According to an interview with Gaur on Bloomberg UTV, in 2010 the founders saw huge growth potential in India's online shopping market, which was then dominated by the online travel sector. Having started its operations as an online apparel retailer, in August 2011 Yepme.com decided to focus on private label fashion-wear instead of branded apparel. Seeing larger brands handing over end-of-lifecycle products to online retailers (purportedly to avoid disparity between shop and online prices) the founders decided to promote the Yepme brand as private label apparel brand.

==Funding==
Yepme.com raised Series A investment from Helion Ventures Partners, an India-focused, early to mid-stage venture fund. In August 2012, Business Today reported that Yepme has raised 9 million in total from Helion Venture Partners and a California-based investor.
In September 2015, Yepme raised $75 million from investors led by Malaysian state fund Khazanah Nasional Berhad.

==Operations==
The main target customer for Yepme.com is tier 2 and tier 3 towns, where the big apparel brands do not have many retail stores. According to Hindu Business Line, of the 13,000 orders that Yepme.com received in July and August 2011, about 69 per cent were from about 500 tier 2 and tier 3 towns, with the rest coming from six major cities. About 35 per cent of the site orders are from places not serviced by courier companies and can only be reached through India Post.

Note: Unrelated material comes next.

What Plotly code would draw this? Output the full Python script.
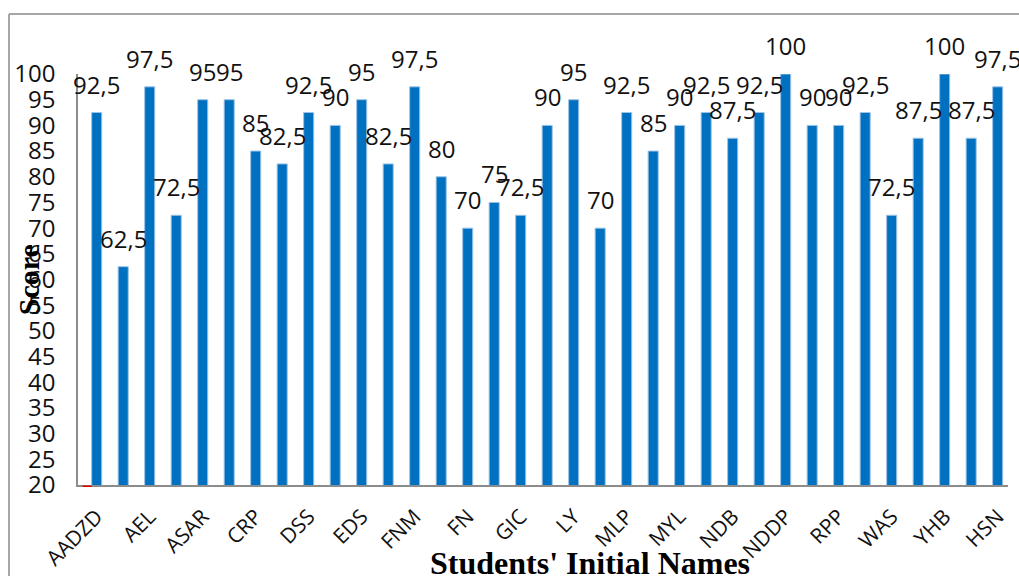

According to Yepme's COO Sandeep Sharma; since around 70 per cent of Yepme's shipments are going to the smaller towns and the company is providing a Hindi language option on its website. Currently besides Hindi, customers at Yepme.com can also shop in Tamil, Telugu, Malayalam & Kannada.

In the October 2011 edition of Business Today, it was reported that Yepme.com attracts over 21,000 male shoppers daily, and of that, about 1,000 visitors place at least one order on the site. In August 2012, Business Today reported that around 49 per cent of Yepme's 200,000 customers so far have gone back to it a second time.

The brand is targeting a turnover of $25 million in its first year of operations and plans to scale the revenues to over $500 million in the following 3–4 years.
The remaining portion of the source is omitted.